EIGHT All Hallows’ School students eagerly filed into a learning space before the first school bell to unbox and set-up donated smartphones, tablets and laptops for Queenslanders with disability on March 15.
One of the students preparing devices that day, social justice captain Ava Allen, said almost everyone she knew owned a smartphone.
“Phones are something we all have so it’s something I think we don’t realise how important they are for us to function in society,” she said.
Being able to prepare devices for people who did not have access to them was not just a practical way to help others but a rewarding experience too, she said.
Each device set-up by the students was part of an ongoing outreach project with Queenslanders with Disability Network, an organisation of about 2000 members led by people with disability.
QDN policy and strategic engagement director and All Hallows’ past pupil Michelle Moss said she was thrilled to be back on campus with the students that day.
“It was really those Mercy values I learned here at All Hallows’ that led me to working in disability for the last 30 years,” she said.
Ms Moss said QDN had wanted to run a digital inclusion project for some time and ended up connecting with GIVIT, an online charity connecting people in need with people who could donate household items.
As donated devices arrived, QDN looked for human resources to help package and prepare the devices for use – which was where her old school stepped in and offered the help of their Mercy Action Group, an outreach group who serve those in need in the wider community.

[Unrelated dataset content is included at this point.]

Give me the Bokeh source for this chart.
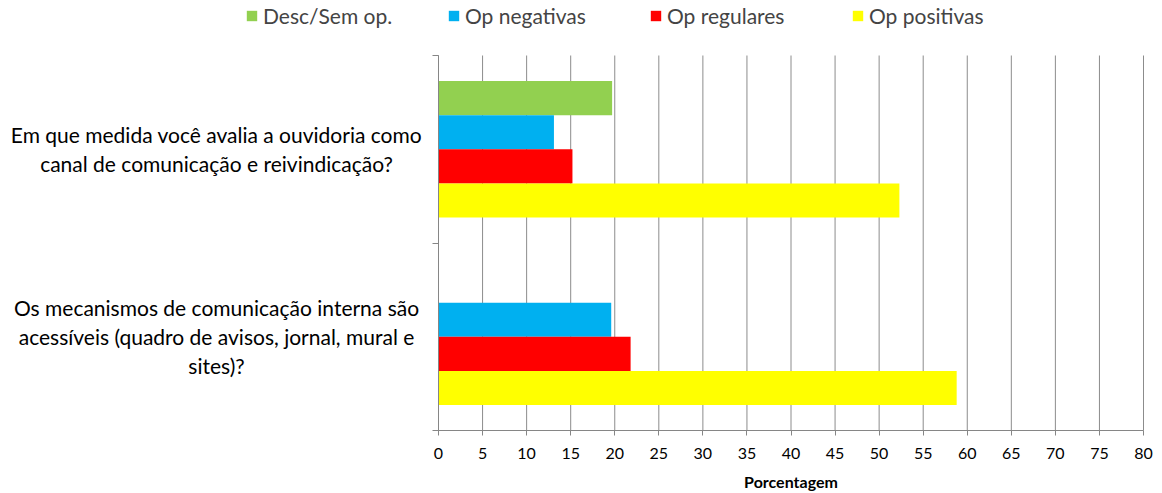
from bokeh.plotting import figure
from bokeh.models import (Range1d, FixedTicker, Legend, LegendItem, ColumnDataSource,
                          LinearAxis, Label)
from bokeh.embed import file_html
from bokeh.resources import INLINE

# ---- data ----
categories = [
    "Em que medida você avalia a ouvidoria como\ncanal de comunicação e reivindicação?",
    "Os mecanismos de comunicação interna são\nacessíveis (quadro de avisos, jornal, mural e\nsites)?",
]
series = ["Desc/Sem op.", "Op negativas", "Op regulares", "Op positivas"]
desc = [19.7, 0.0]
neg = [13.1, 19.6]
reg = [15.2, 21.8]
pos = [52.3, 58.8]
x_ticks = list(range(0, 85, 5))
x_label = "Porcentagem"

colors = ["#92D050", "#00B0F0", "#FF0000", "#FFFF00"]
GRID = "#8c8c8c"
AXIS = "#868686"
FONT = "Lato"

# ---- layout constants (pixels) ----
W, H = 1160, 492
PLOT_LEFT_PX = 438          # where value 0 sits
PLOT_RIGHT_PX = 1143        # where value 80 sits
PLOT_TOP_PX = 55            # top of the bar area
PLOT_BOTTOM_PX = 430        # bottom of the bar area (value axis)
LABEL_CENTER_PX = 216       # centre of category labels
XLABEL_DROP_PX = 51         # x-axis title below the value axis
x_max = 80
ppu = (PLOT_RIGHT_PX - PLOT_LEFT_PX) / x_max
x_lo = -PLOT_LEFT_PX / ppu
x_hi = x_max + (W - PLOT_RIGHT_PX) / ppu

n = len(categories)
ppy = (PLOT_BOTTOM_PX - PLOT_TOP_PX) / n
y_hi = n + PLOT_TOP_PX / ppy
y_lo = -(H - PLOT_BOTTOM_PX) / ppy

centers = [n - 0.5 - i for i in range(n)]
bar_h = 0.182

p = figure(width=W, height=H, x_range=Range1d(x_lo, x_hi), y_range=Range1d(y_lo, y_hi),
           output_backend="svg", toolbar_location=None, y_axis_location=None,
           min_border_left=0, min_border_right=0, min_border_top=0, min_border_bottom=0)
p.outline_line_color = None
p.background_fill_color = "white"
p.xgrid.grid_line_color = None
p.ygrid.grid_line_color = None

# vertical grid lines over the bar area only
p.segment(x0=x_ticks, x1=x_ticks, y0=[0] * len(x_ticks), y1=[n] * len(x_ticks),
          line_color=GRID, line_width=1)

renderers = []
for j, (name, vals) in enumerate(zip(series, [desc, neg, reg, pos])):
    off = (1.5 - j) * bar_h
    src = ColumnDataSource(dict(y=[c + off for c in centers], v=vals))
    r = p.hbar(y="y", right="v", left=0, height=bar_h, source=src,
               fill_color=colors[j], line_color=None)
    renderers.append(r)

# x axis drawn at value 0 of the category scale
xa = p.xaxis[0]
xa.fixed_location = 0
xa.bounds = (0, x_max)
xa.ticker = FixedTicker(ticks=x_ticks)
xa.minor_tick_line_color = None
xa.major_tick_in = 0
xa.major_tick_out = 5
xa.axis_line_color = AXIS
xa.major_tick_line_color = AXIS
xa.major_label_text_font = FONT
xa.major_label_text_font_size = "16px"
xa.major_label_text_color = "black"
xa.major_label_standoff = 12

p.add_layout(Label(x=x_max / 2, y=0, y_offset=-XLABEL_DROP_PX, text=x_label,
                   text_align="center", text_baseline="middle", text_font=FONT,
                   text_font_size="16px", text_font_style="bold", text_color="black"))

# y axis: ticks at category boundaries, drawn at value 0, no labels
y_edges = list(range(n + 1))
ya = LinearAxis(ticker=FixedTicker(ticks=y_edges), fixed_location=0, bounds=(0, n),
                major_label_overrides={e: "" for e in y_edges})
ya.minor_tick_line_color = None
ya.major_tick_in = 0
ya.major_tick_out = 6
ya.axis_line_color = AXIS
ya.major_tick_line_color = AXIS
ya.major_label_standoff = 0
p.add_layout(ya, "left")

# category labels, centred lines
label_x = (LABEL_CENTER_PX - PLOT_LEFT_PX) / ppu
line_gap = 29
for c, text in zip(centers, categories):
    lines = text.split("\n")
    k = len(lines)
    for i, ln in enumerate(lines):
        off = ((k - 1) / 2 - i) * line_gap
        p.add_layout(Label(x=label_x, y=c, y_offset=off, text=ln, text_align="center",
                           text_baseline="middle", text_font=FONT, text_font_size="21px",
                           text_color="black"))

legend = Legend(items=[LegendItem(label=s, renderers=[r]) for s, r in zip(series, renderers)],
                orientation="horizontal", location=(245, H - 28), padding=0, margin=0,
                spacing=14, label_width=170, glyph_width=13, glyph_height=13,
                label_standoff=5, border_line_color=None, background_fill_alpha=0,
                label_text_font=FONT, label_text_font_size="21px", label_height=20)
p.add_layout(legend, "center")

open("out.html", "w").write(file_html(p, INLINE))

All Hallows’ School dean of mission Claire Easton said the group of eight students helping that day were only one of many groups in the school’s Mercy Action Group.
She said the digital inclusion project was one of the great ways the Mercy Action Group brought the school’s values into the community.
Ms Moss said the pandemic and the recent floods had shown how important it was to get everyone online, including people with disabilities.
“There are lots of people with disability who don’t have these wonderful devices,” she said.
She said people with disabilities needed to be able to get the facts on news or health alerts, access online essential goods and services like food and medicine and stay connected with family and friends.